Anna McNay
13/02/18
Interview: Jason Brooks
Jason Brooks: The Subject is Not the Subject
Marlborough, London
9 February – 10 March 2018
For his third exhibition with
Marlborough, London, Jason Brooks (b1968) has put together a three-part show of
staggering proportions. One room is filled with his huge, incredibly detailed
and cinematically cropped, black-and-white portraits of friends and people he
considers to have a “discerning eye”. In fact, the airbrushed works are painted
solely in black, with any white areas being the paper showing through. Familiar
faces surround the viewer – writer and political commentator Will Self, artist
Sue Webster, war photographer Don McCullin, fashion designer Erdem – names we
probably recognise, but whose faces we maybe do not. Standing under the gaze of
so many supersized pairs of eyes, we, the viewer, become the viewed – an
intriguing, but unsettling experience.
In another space, Brooks is showing
his landscape works: remakes of amateur paintings he has collected over the
past couple of decades at car boot sales. Taking these vignettes as
inspiration, he “goes on a journey” with them, combining airbrush, acrylic and
oil paints in such a way as to explore all aspects of painterly language, as
well as his place within art history. In his Gloucestershire studio, he showed
us two small works bought on separate occasions, inspired by John Constable’s
The Hay Wain (1821), and clearly part of a diptych. In the gallery, viewers can
see Brooks’s response to these.
For the final space – conceived as
a darkened chapel – Brooks has created a three-metre-tall, black sculpture of
the Virgin Mary, veiled, and based on a 19th-century bust. She is surrounded by
devotional imagery of Christ and vanitas paintings.

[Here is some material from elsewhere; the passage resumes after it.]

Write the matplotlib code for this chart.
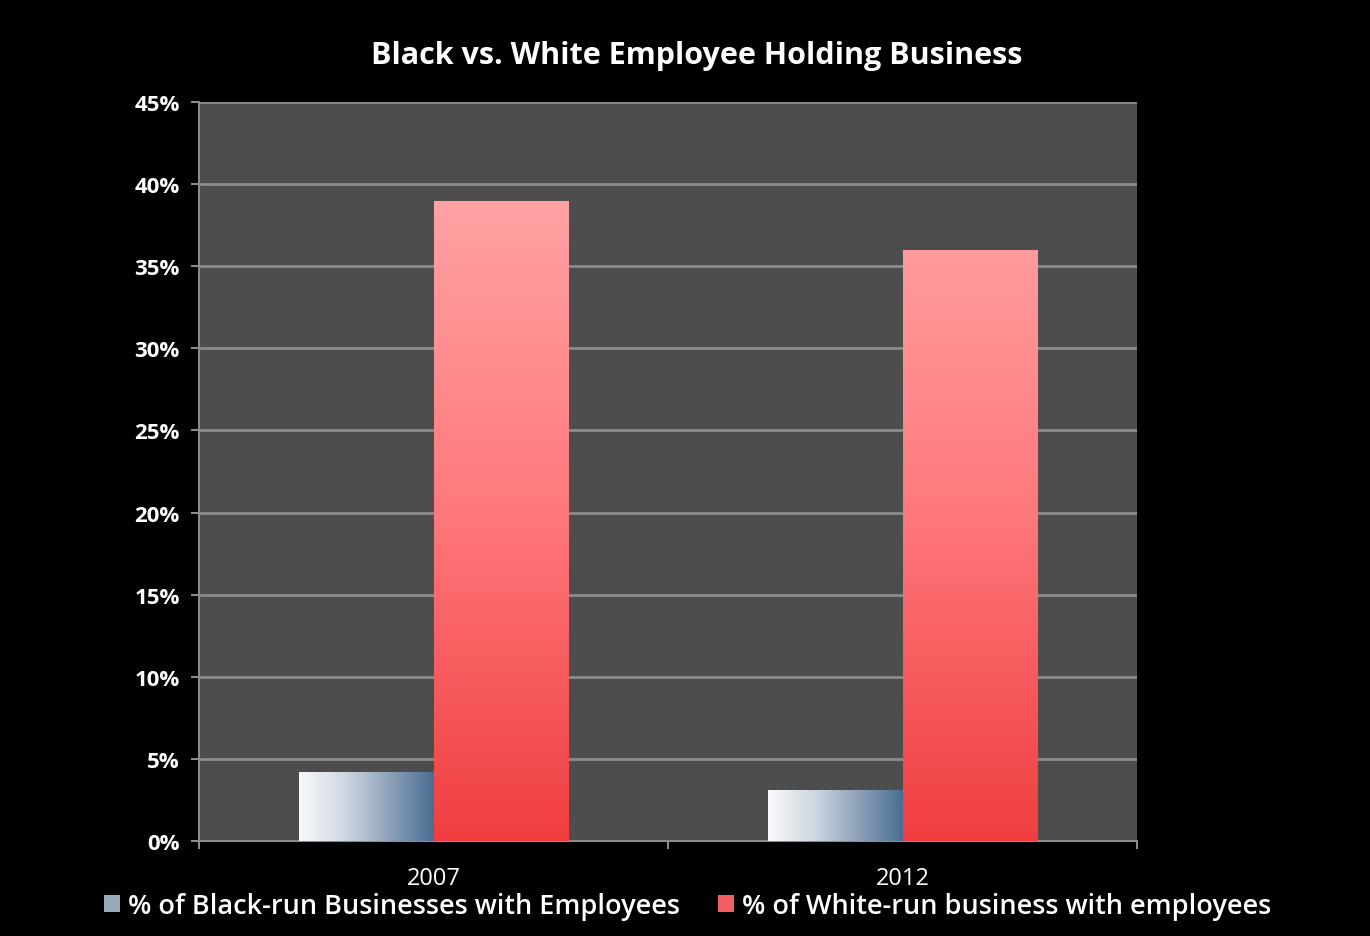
import numpy as np
import matplotlib.pyplot as plt
from matplotlib.patches import Patch
from matplotlib.colors import LinearSegmentedColormap

years = ['2007', '2012']
black_run = [4.2, 3.1]
white_run = [39.0, 36.0]
series_names = ['% of Black-run Businesses with Employees',
                '% of White-run business with employees']
y_ticks = [0, 5, 10, 15, 20, 25, 30, 35, 40, 45]

plt.rcParams['font.family'] = ['Open Sans', 'DejaVu Sans']

red_cmap = LinearSegmentedColormap.from_list('red_fill', ['#f03e40', '#ff7b7e', '#ffa8aa'])
blue_cmap = LinearSegmentedColormap.from_list('blue_fill', ['#f8f9fb', '#d0d8e2', '#8fa3ba', '#4a6d93'])


def gradient_bars(ax, bars, cmap, vertical):
    for rect in bars:
        x0, y0 = rect.get_x(), rect.get_y()
        w, h = rect.get_width(), rect.get_height()
        if vertical:
            # colour follows the value axis, light at the top
            grad = np.linspace(0, 1, 256).reshape(-1, 1)
            img = ax.imshow(grad, cmap=cmap, origin='lower', aspect='auto',
                            extent=(x0, x0 + w, 0, 42), vmin=0, vmax=1, zorder=3)
        else:
            grad = np.linspace(0, 1, 256).reshape(1, -1)
            img = ax.imshow(grad, cmap=cmap, origin='lower', aspect='auto',
                            extent=(x0, x0 + w, y0, y0 + h), zorder=3)
        img.set_clip_path(rect)


def main():
    fig = plt.figure(figsize=(13.7, 9.37), dpi=100, facecolor='black')
    ax = fig.add_axes([0.1453, 0.1014, 0.6847, 0.7886])
    ax.set_facecolor('#4d4d4d')

    x = np.arange(len(years))
    width = 0.286
    b1 = ax.bar(x - width / 2, black_run, width, color='none', edgecolor='none', zorder=3)
    b2 = ax.bar(x + width / 2, white_run, width, color='none', edgecolor='none', zorder=3)
    gradient_bars(ax, b1, blue_cmap, vertical=False)
    gradient_bars(ax, b2, red_cmap, vertical=True)

    ax.set_xlim(-0.5, 1.5)
    ax.set_ylim(0, 45)
    ax.set_yticks(y_ticks)
    ax.set_yticklabels([f'{t}%' for t in y_ticks], color='white', fontsize=16, fontweight='bold')
    ax.yaxis.grid(True, color='#8c8c8c', linewidth=2)
    ax.set_axisbelow(True)

    ax.set_xticks([-0.5, 0.5, 1.5])
    ax.set_xticklabels([])
    ax.set_xticks(x, minor=True)
    ax.set_xticklabels(years, minor=True, color='white', fontsize=17)
    ax.tick_params(axis='x', which='minor', length=0, pad=18)
    ax.tick_params(axis='x', which='major', color='#8c8c8c', length=6, width=1.5)
    ax.tick_params(axis='y', color='#8c8c8c', length=6, width=1.5, pad=8)

    for side in ['top', 'right']:
        ax.spines[side].set_visible(False)
    for side in ['left', 'bottom']:
        ax.spines[side].set_color('#8c8c8c')
        ax.spines[side].set_linewidth(1.5)

    ax.set_title('Black vs. White Employee Holding Business', color='white',
                 fontsize=22, fontweight='bold', pad=28, x=0.53)

    handles = [Patch(facecolor='#9aaabd', edgecolor='none'),
               Patch(facecolor='#f35e62', edgecolor='none')]
    fig.legend(handles, series_names, loc='center', bbox_to_anchor=(0.502, 0.032),
               ncol=2, frameon=False, labelcolor='white',
               prop={'weight': 'semibold', 'size': 19.5},
               handlelength=0.6, handleheight=0.6, handletextpad=0.3, columnspacing=1.4)

    fig.savefig('out.png', dpi=100, facecolor='black')


if __name__ == '__main__':
    main()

While these three strands are quite
disparate and one might be forgiven for not immediately recognising them all as
the work of one and the same artist, Brooks argues that there is a common
thread running through his work, namely, as the title of the exhibition states,
that the subject is not the subject.
What you think you are seeing is not necessarily what you think it is at all.
But this is really only something you can discover by getting up close and
personal with his work, uncovering the startling trompe l’oeil effects, seeing
the painterly pixellation in his otherwise hyperrealist portraits, and entering
into the cinematic world that Brooks creates.